--- start of Exercise inputs ---

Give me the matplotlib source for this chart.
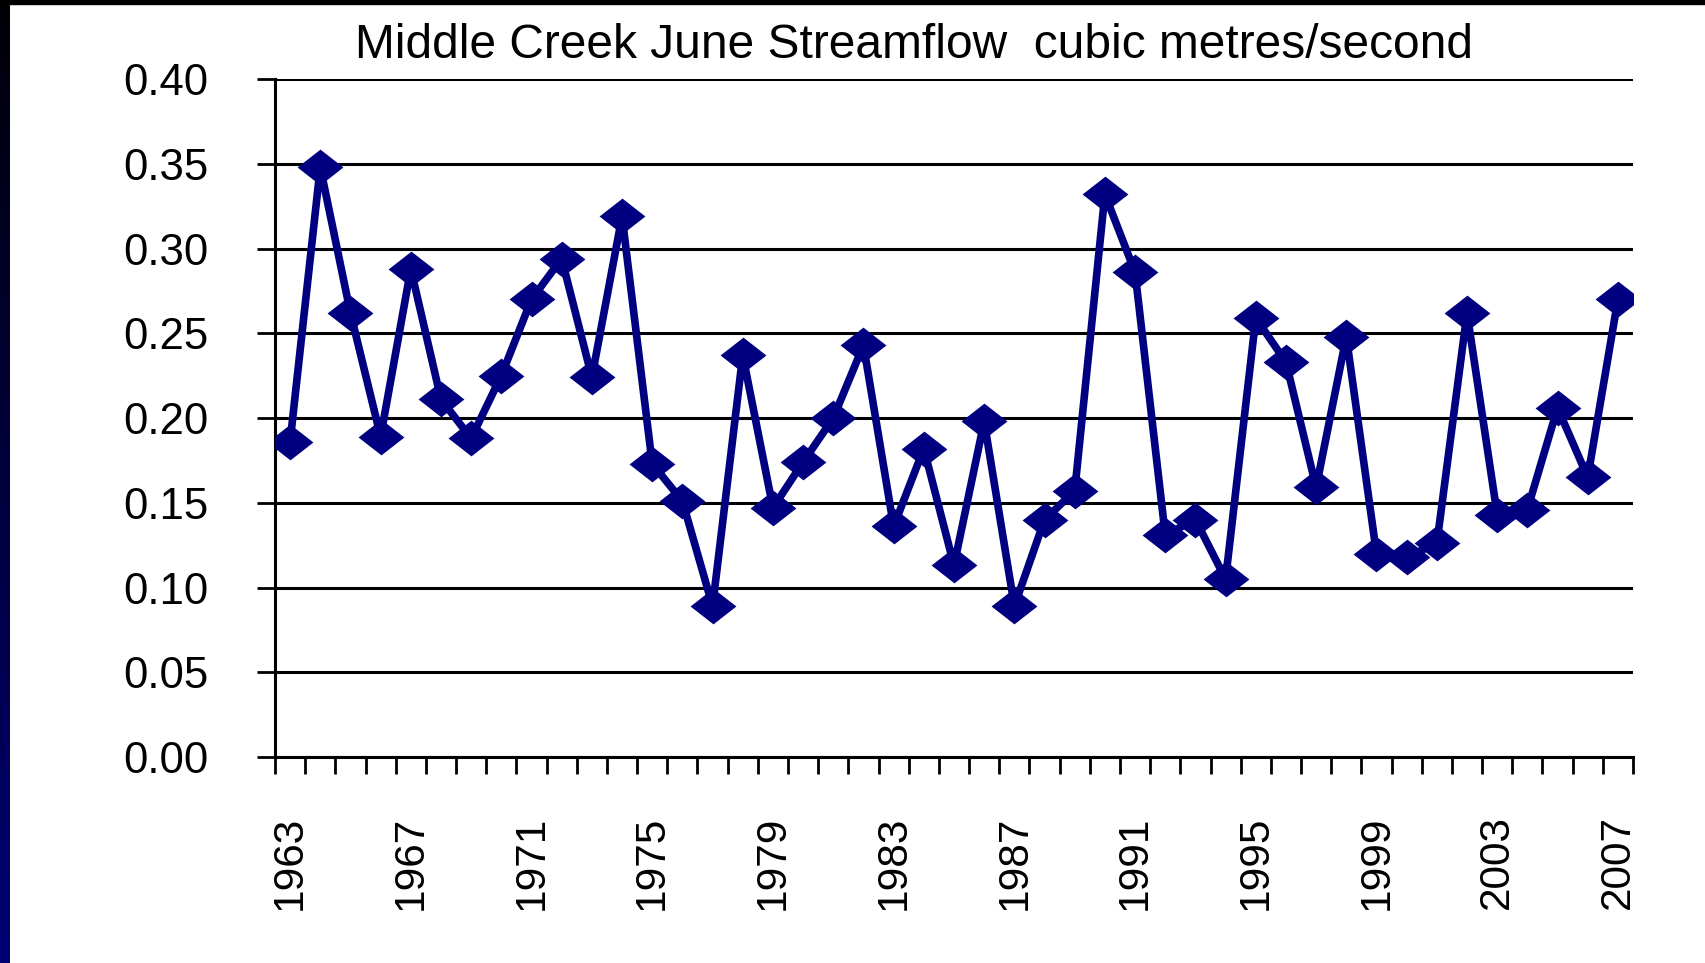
import numpy as np
import matplotlib.pyplot as plt
from matplotlib.path import Path
from matplotlib.patches import Rectangle

years = list(range(1963, 2008))
flow = [0.186, 0.348, 0.262, 0.189, 0.288, 0.211, 0.188, 0.225, 0.270, 0.294,
        0.224, 0.319, 0.173, 0.151, 0.089, 0.237, 0.147, 0.174, 0.200, 0.243,
        0.136, 0.182, 0.113, 0.198, 0.089, 0.140, 0.157, 0.332, 0.286, 0.131,
        0.140, 0.105, 0.259, 0.233, 0.159, 0.248, 0.120, 0.118, 0.126, 0.262,
        0.143, 0.146, 0.206, 0.165, 0.270]
y_ticks = [0.00, 0.05, 0.10, 0.15, 0.20, 0.25, 0.30, 0.35, 0.40]
label_years = years[::4]

plt.rcParams["font.family"] = ["Liberation Sans", "DejaVu Sans"]

fig = plt.figure(figsize=(17.05, 9.63), dpi=100)
ax = fig.add_axes([275 / 1705, 1 - 757 / 963, 1358 / 1705, 678 / 963])

# wide diamond like the Excel marker
diamond = Path([(-1, 0), (0, 0.78), (1, 0), (0, -0.78), (-1, 0)],
               [Path.MOVETO, Path.LINETO, Path.LINETO, Path.LINETO, Path.CLOSEPOLY])

x = np.arange(len(years))
ax.plot(x, flow, color="#000080", lw=5.5, marker=diamond, markersize=33,
        markeredgewidth=0, zorder=3)

ax.set_xlim(-0.5, len(years) - 0.5)
ax.set_ylim(0, 0.40)
ax.set_yticks(y_ticks)
ax.set_yticklabels([f"{v:.2f}" for v in y_ticks])
ax.tick_params(axis="y", length=13, width=2, color="black", pad=35, labelsize=31.5)

ax.set_xticks([years.index(yr) for yr in label_years])
ax.set_xticklabels([str(yr) for yr in label_years], rotation=90)
ax.tick_params(axis="x", which="major", length=0, pad=42, labelsize=30.5)
ax.set_xticks(np.arange(len(years) + 1) - 0.5, minor=True)
ax.tick_params(axis="x", which="minor", length=12, width=2, color="black")

ax.grid(axis="y", color="black", lw=2.2)
ax.set_axisbelow(True)
for side in ["top", "right"]:
    ax.spines[side].set_visible(False)
ax.spines["left"].set_linewidth(2.2)
ax.spines["bottom"].set_linewidth(2.2)

fig.text(914 / 1705, 1 - 46 / 963, "Middle Creek June Streamflow  cubic metres/second",
         ha="center", va="center", fontsize=34.5)

# dark slide border: black at the top fading to navy at the bottom
edge = fig.add_axes([0, 0, 10 / 1705, 1])
grad = np.linspace(0, 1, 256).reshape(-1, 1)
blue = 0.03 + 0.42 * grad
edge.imshow(np.dstack([np.zeros_like(grad), np.zeros_like(grad), blue]),
            aspect="auto", extent=[0, 1, 0, 1])
edge.axis("off")
fig.patches.append(Rectangle((0, 1 - 4 / 963), 1, 4 / 963, transform=fig.transFigure,
                             color="black", zorder=10))

fig.savefig("out.png", dpi=100)
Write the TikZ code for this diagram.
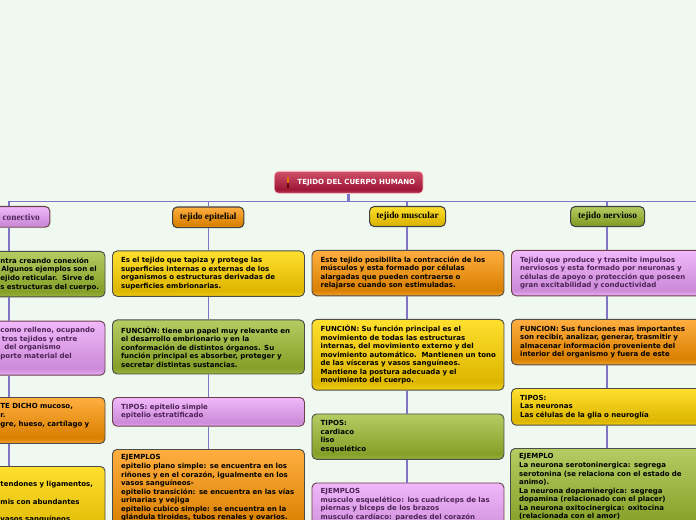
\documentclass[tikz,border=0pt]{standalone}
\usepackage{fontspec}
\setmainfont{DejaVu Sans}
\newfontfamily\headfont{Liberation Serif}
\definecolor{cYt}{HTML}{FFE02E}\definecolor{cYm}{HTML}{DDB600}\definecolor{cYb}{HTML}{F0CC10}
\definecolor{cOt}{HTML}{FFAE40}\definecolor{cOm}{HTML}{D98000}\definecolor{cOb}{HTML}{F0A030}
\definecolor{cGt}{HTML}{B4CC62}\definecolor{cGm}{HTML}{85A028}\definecolor{cGb}{HTML}{98B040}
\definecolor{cPt}{HTML}{F0B8FA}\definecolor{cPm}{HTML}{CC8AD8}\definecolor{cPb}{HTML}{EEB0F6}
\definecolor{cRt}{HTML}{CF5068}\definecolor{cRm}{HTML}{A01838}\definecolor{cRb}{HTML}{B83050}
\definecolor{bgc}{HTML}{F0F9EF}
\definecolor{linkc}{HTML}{8074C8}
\definecolor{purpletext}{HTML}{4E2458}
\pgfdeclareverticalshading{glyellow}{100bp}{color(0bp)=(cYb);color(25bp)=(cYb);color(31bp)=(cYm);color(75bp)=(cYt);color(100bp)=(cYt)}
\pgfdeclareverticalshading{glorange}{100bp}{color(0bp)=(cOb);color(25bp)=(cOb);color(31bp)=(cOm);color(75bp)=(cOt);color(100bp)=(cOt)}
\pgfdeclareverticalshading{glgreen}{100bp}{color(0bp)=(cGb);color(25bp)=(cGb);color(31bp)=(cGm);color(75bp)=(cGt);color(100bp)=(cGt)}
\pgfdeclareverticalshading{glpurple}{100bp}{color(0bp)=(cPb);color(25bp)=(cPb);color(31bp)=(cPm);color(75bp)=(cPt);color(100bp)=(cPt)}
\pgfdeclareverticalshading{glred}{100bp}{color(0bp)=(cRb);color(25bp)=(cRb);color(35bp)=(cRm);color(75bp)=(cRt);color(100bp)=(cRt)}
\tikzset{
  x=0.75pt,y=-0.75pt,
  card/.style={rounded corners=3.5pt,line width=0.7pt,anchor=north west,inner xsep=6.5pt,inner ysep=0pt,
    align=left,font=\fontsize{5.25}{6.4}\selectfont\bfseries,text=black},
  cardy/.style={card,shading=glyellow,draw=black!70},
  cardo/.style={card,shading=glorange,draw=black!70},
  cardg/.style={card,shading=glgreen,draw=black!70},
  cardp/.style={card,shading=glpurple,draw=purple!30!black!75,text=purpletext},
  head/.style={rounded corners=3.5pt,line width=0.8pt,anchor=north west,inner sep=0pt,align=center,
    font=\headfont\fontsize{7}{8}\selectfont\bfseries,text=black},
  link/.style={draw=linkc,line width=1.3pt},
}
\begin{document}
\begin{tikzpicture}
\useasboundingbox (0,0) rectangle (696,520);
\clip (0,0) rectangle (696,520);
\fill[bgc] (0,0) rectangle (696,520);
\coordinate (tL) at (9,201.5);
\coordinate (tR) at (696,201.5);
\coordinate (t1) at (9,201.5);
\coordinate (t2) at (208.5,201.5);
\coordinate (t3) at (407,201.5);
\coordinate (t4) at (607,201.5);
% root
\node[rounded corners=3pt,shading=glred,draw=white!80!red,line width=0.5pt,anchor=north west,minimum width=111.5pt,minimum height=16.5pt,inner sep=0pt,
  text=white,font=\fontsize{5.3}{6.4}\selectfont\bfseries] (root) at (274,171) {\hspace*{11.5pt}TEJIDO DEL CUERPO HUMANO};
\fill[orange!90!black] (288,178) circle (0.9pt);
\fill[orange!90!black] (286.6,179.5) rectangle (289.4,183.5);
\fill[black!60!red] (286.8,183.5) rectangle (289.2,188);
% headers
\node[head,shading=glpurple,draw=purple!30!black!75,text=purpletext,minimum width=43pt,minimum height=15.5pt] (h1) at (-8,206) {conectivo};
\node[head,shading=glorange,draw=black!75,minimum width=53.5pt,minimum height=15.5pt] (h2) at (172,206.5) {tejido epitelial};
\node[head,shading=glyellow,draw=black!75,minimum width=57pt,minimum height=15pt] (h3) at (369,206) {tejido muscular};
\node[head,shading=glgreen,draw=black!75,minimum width=55.5pt,minimum height=15pt] (h4) at (570,206) {tejido nervioso};
% column 1
\node[cardg,inner xsep=6pt,text width=72.4pt,minimum height=34pt] (a1) at (-8,251) {ntra creando conexión\\\hspace*{0.6pt}Algunos ejemplos son el\\ejido reticular.\ \ Sirve de\\\mbox{s estructuras del cuerpo.}};
\node[cardp,inner xsep=6pt,text width=72.4pt,minimum height=40.5pt] (a2) at (-8,320.7) {como relleno, ocupando\\\hspace*{1pt}tros tejidos y entre\\\hspace*{3pt}del organismo\\porte material del\\\strut};
\node[cardo,inner xsep=6pt,text width=72.4pt,minimum height=34.5pt] (a3) at (-8,397) {TE DICHO mucoso,\\r.\\gre, hueso, cartílago y\\\strut};
\node[cardy,inner xsep=6pt,inner ysep=4.5pt,text width=72.4pt] (a4) at (-8,466) {\strut\\tendones y ligamentos,\\\strut\\mis con abundantes\\\strut\\vasos sanguíneos\\\strut\\\strut};
% column 2
\node[cardy,text width=131pt,minimum height=34pt] (b1) at (112,250.5) {Es el tejido que tapiza y protege las\\superficies internas o externas de los\\organismos o estructuras derivadas de\\superficies embrionarias.};
\node[cardg,text width=131pt,minimum height=40.5pt] (b2) at (112,319.5) {FUNCIÓN: tiene un papel muy relevante en\\el desarrollo embrionario y en la\\conformación de distintos órganos. Su\\función principal es absorber, proteger y\\secretar distintas sustancias.};
\node[cardp,text width=131pt,minimum height=21.5pt] (b3) at (112,397) {TIPOS: epitelio simple\\epitelio estratificado};
\node[cardo,inner ysep=4pt,text width=131pt] (b4) at (112,449) {EJEMPLOS\\epitelio plano simple: se encuentra en los\\riñones y en el corazón, igualmente en los\\vasos sanguíneos-\\epitelio transición: se encuentra en las vías\\urinarias y vejiga\\epitelio cubico simple: se encuentra en la\\glándula tiroides, tubos renales y ovarios.\\\strut};
% column 3
\node[cardo,text width=131pt,minimum height=34pt] (c1) at (311.5,250) {Este tejido posibilita la contracción de los\\músculos y esta formado por células\\alargadas que pueden contraerse o\\relajarse cuando son estimuladas.};
\node[cardy,text width=131pt,minimum height=53pt] (c2) at (311.5,319) {FUNCIÓN: Su función principal es el\\movimiento de todas las estructuras\\internas, del movimiento externo y del\\\mbox{movimiento automático.\ \ Mantienen un tono}\\de las vísceras y vasos sanguíneos.\\Mantiene la postura adecuada y el\\movimiento del cuerpo.};
\node[cardg,text width=131pt,minimum height=34pt] (c3) at (311.5,413.5) {TIPOS:\\cardiaco\\liso\\esquelético};
\node[cardp,inner ysep=4pt,text width=131pt] (c4) at (311.5,482.5) {EJEMPLOS\\musculo esquelético: los cuadriceps de las\\piernas y biceps de los brazos\\musculo cardíaco: paredes del corazón\\\strut\\\strut};
% column 4
\node[cardp,text width=160pt,minimum height=34pt] (d1) at (511,250) {Tejido que produce y trasmite impulsos\\nerviosos y esta formado por neuronas y\\células de apoyo o protección que poseen\\gran excitabilidad y conductividad};
\node[cardo,text width=160pt,minimum height=34pt] (d2) at (511,319) {FUNCION: Sus funciones mas importantes\\son recibir, analizar, generar, trasmitir y\\almacenar información proveniente del\\interior del organismo y fuera de este};
\node[cardy,text width=160pt,minimum height=27.5pt] (d3) at (511,388) {TIPOS:\\Las neuronas\\Las células de la glia o neuroglía};
\node[cardg,inner ysep=4pt,text width=160pt] (d4) at (510,448) {EJEMPLO\\La neurona serotoninergica: segrega\\serotonina (se relaciona con el estado de\\animo).\\La neurona dopaminergica: segrega\\dopamina (relacionado con el placer)\\La neurona oxitocinergica: oxitocina\\(relacionada con el amor)\\\strut};
% connectors
\draw[link,line width=1.9pt] (root.south) -- (root.south |- tL);
\draw[link] (tL) -- (tR);
\foreach \t/\h/\a/\b/\c/\d in {t1/h1/a1/a2/a3/a4,t2/h2/b1/b2/b3/b4,t3/h3/c1/c2/c3/c4,t4/h4/d1/d2/d3/d4}{
  \draw[link] (\t) -- (\t |- \h.north);
  \draw[link] (\t |- \h.south) -- (\t |- \a.north);
  \draw[link] (\t |- \a.south) -- (\t |- \b.north);
  \draw[link] (\t |- \b.south) -- (\t |- \c.north);
  \draw[link] (\t |- \c.south) -- (\t |- \d.north);
}
\end{tikzpicture}
\end{document}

--- end of Exercise inputs ---

What you have to do: Skip the pictures and quote each line of the entries above, from the first through the line with "ax = fig.add_axes([275", exactly as it appears.

Finished exercise:
Give me the matplotlib source for this chart.
import numpy as np
import matplotlib.pyplot as plt
from matplotlib.path import Path
from matplotlib.patches import Rectangle

years = list(range(1963, 2008))
flow = [0.186, 0.348, 0.262, 0.189, 0.288, 0.211, 0.188, 0.225, 0.270, 0.294,
        0.224, 0.319, 0.173, 0.151, 0.089, 0.237, 0.147, 0.174, 0.200, 0.243,
        0.136, 0.182, 0.113, 0.198, 0.089, 0.140, 0.157, 0.332, 0.286, 0.131,
        0.140, 0.105, 0.259, 0.233, 0.159, 0.248, 0.120, 0.118, 0.126, 0.262,
        0.143, 0.146, 0.206, 0.165, 0.270]
y_ticks = [0.00, 0.05, 0.10, 0.15, 0.20, 0.25, 0.30, 0.35, 0.40]
label_years = years[::4]

plt.rcParams["font.family"] = ["Liberation Sans", "DejaVu Sans"]

fig = plt.figure(figsize=(17.05, 9.63), dpi=100)
ax = fig.add_axes([275 / 1705, 1 - 757 / 963, 1358 / 1705, 678 / 963])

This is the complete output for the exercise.